Lebanon’s cycle of wars and the shadow of armed power
Whether or not future developments show Lebanon being included in a US Iranian ceasefire agreement mediated by Pakistan, this will not change the harsh and deeply painful realities that have long shaped Lebanon’s ongoing crisis. The country remains trapped in a fundamental dilemma that decades of so called peace since the Taif Agreement have failed to resolve. That agreement was meant to end the Lebanese war in theory, but it did not prevent the possibility of its return.
Lebanese people could never have imagined, even in their worst fears, that today, fifty one years after 13 April 1975, one of the most defining dates in Lebanon’s history of war and disaster, they would once again face a situation resembling a nightmare of renewed conflict. This conflict has revived fears of state collapse and fragmentation under the influence of an armed force that is loyal primarily to Iran and does not place Lebanon’s destruction in its calculations. For the first time, the country has been confronted with a stark equation that either the weapons of Hezbollah remain or the state and Lebanon as a whole survive. This is because for thirty years Hezbollah’s weapons have been closely linked to preventing the completion of a fully functioning state, whether described as a normal state or a deep state that controls all its institutions.
The most serious reality accompanying Iran’s support war launched by Hezbollah on 2 March 2026 is that it resembles the situation that triggered the Lebanese war in April 1975. In both cases, weapons outside state control violated Lebanese sovereignty, destabilized the country, and fueled both internal and external wars on Lebanese territory. At that time, the crisis resulted from a buildup that led to the Cairo Agreement, which legalized Palestinian armed presence in Lebanon and allowed them to operate freely in the south in what became known as Fatah Land.
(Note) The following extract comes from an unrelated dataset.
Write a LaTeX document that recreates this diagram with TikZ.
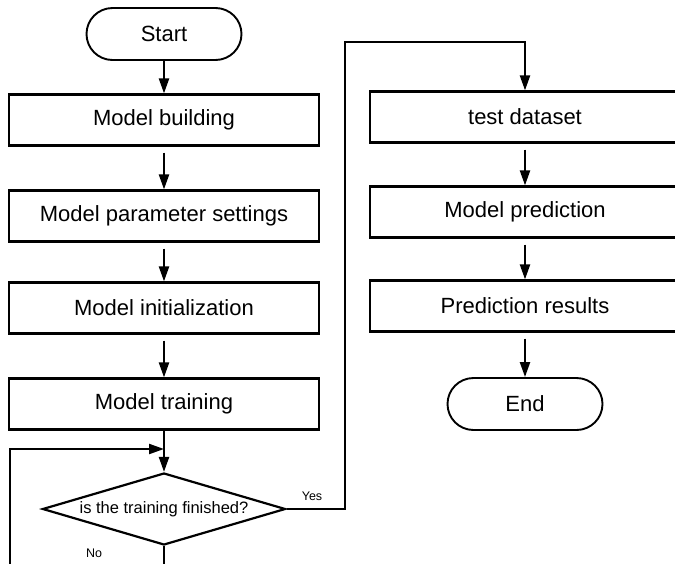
\documentclass[tikz,border=0pt]{standalone}
\usepackage{fontspec}
\setmainfont{Liberation Sans}
\usetikzlibrary{arrows.meta,shapes.geometric}

\begin{document}
\begin{tikzpicture}[x=1pt, y=-1pt,
    box/.style={draw, line width=2.2pt, minimum width=310pt, minimum height=51pt, inner sep=0pt, font=\fontsize{22}{26}\selectfont},
    pill/.style={draw, line width=1.9pt, rounded corners=26pt, minimum width=155pt, minimum height=52pt, inner sep=0pt, font=\fontsize{22}{26}\selectfont},
    decision/.style={draw, diamond, aspect=3.4, line width=2.2pt, minimum width=243pt, minimum height=72pt, inner sep=0pt, font=\fontsize{16.5}{20}\selectfont},
    tag/.style={inner sep=0pt, font=\fontsize{12.5}{14}\selectfont},
    flow/.style={line width=2.2pt, -{Triangle[length=15pt,width=10pt]}},
    gap/.style={shorten <=6pt}]
    \pgfmathsetmacro{\xl}{164}
    \pgfmathsetmacro{\xr}{525}
    \useasboundingbox (0,0) rectangle (675,563);
    % left column
    \node[pill] (start) at (\xl, 34) {Start};
    \node[box] (build) at (\xl, 120) {Model building};
    \node[box] (params) at (\xl, 216) {Model parameter settings};
    \node[box] (init) at (\xl, 308) {Model initialization};
    \node[box] (train) at (\xl, 404) {Model training};
    \node[decision] (check) at (\xl, 509) {is the training finished?};
    % right column
    \node[box] (test) at (\xr, 117) {test dataset};
    \node[box] (predict) at (\xr, 212) {Model prediction};
    \node[box] (results) at (\xr, 306) {Prediction results};
    \node[pill] (stop) at (\xr, 404) {End};
    \draw[flow] (start) -- (build);
    \draw[flow, gap] (build) -- (params);
    \draw[flow, gap] (params) -- (init);
    \draw[flow, gap] (init) -- (train);
    \draw[flow] (train) -- (check);
    \draw[flow, gap] (test) -- (predict);
    \draw[flow, gap] (predict) -- (results);
    \draw[flow, gap] (results) -- (stop);
    % no: back into the training loop
    \coordinate (nodown) at (\xl, 567);
    \coordinate (noleft) at (10, 567);
    \coordinate (noup) at (10, 449);
    \coordinate (nojoin) at (\xl, 449);
    \draw[flow] (check.south) -- (nodown) -- (noleft) -- (noup) -- (nojoin);
    % yes: on to the test data
    \coordinate (yesright) at (345, 509);
    \coordinate (yestop) at (345, 42);
    \draw[flow] (check.east) -- (yesright) -- (yestop) -- (yestop -| test.north) -- (test.north);
    \node[tag] (yes) at (312, 496) {Yes};
    \node[tag] (no) at (94, 553) {No};
  \end{tikzpicture}
\end{document}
It is a mistake to think that the danger of the repercussions of the Hezbollah weapons issue is limited only to preventing the Lebanese state from having the sovereign freedom to decide on war, peace, and negotiations. Accumulated experience has shown that the inability to prevent sectarian and religious strife because of these weapons is an even more dangerous outcome than being drawn into Iranian “on demand” wars.
Although the bloody incident of the armed Hezbollah takeover of West Beirut on 7 May 2008 represented the most dangerous moment after the Taif Agreement in terms of exposing civil peace to collapse, the evidence, doubts, and suspicions in the file of the party’s involvement in assassinations were no less dangerous in weakening the fabric of social and security stability. The reliance on a discourse of threats and the practice of political and media intimidation have also turned these patterns into a form of intimidation arsenal in themselves.
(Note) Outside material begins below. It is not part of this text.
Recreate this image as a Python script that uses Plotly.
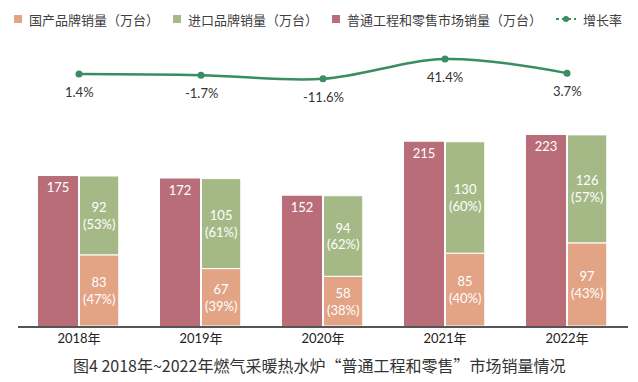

This intimidation reaches its peak in observing the effect of raising the threat of civil war and sectarian strife as a scare tactic against the government, the presidencies of the republic and the government, the state as a whole, and especially the army, following the historic decisions taken by the current leadership regarding the exclusivity of weapons in the hands of the state, and the army’s beginning to implement this decision south of the Litani.
Perhaps no one can ignore a painful truth, which is that Hezbollah’s weapons have defeated the aspirations of the Lebanese for a decisive state that does not fear intimidation and does not yield to threats. Instead, the war ignited by the party under Iranian Revolutionary Guard guidance has led to the dispersal of the army, prevented the state from negotiating, and undermined internal and external confidence in the state.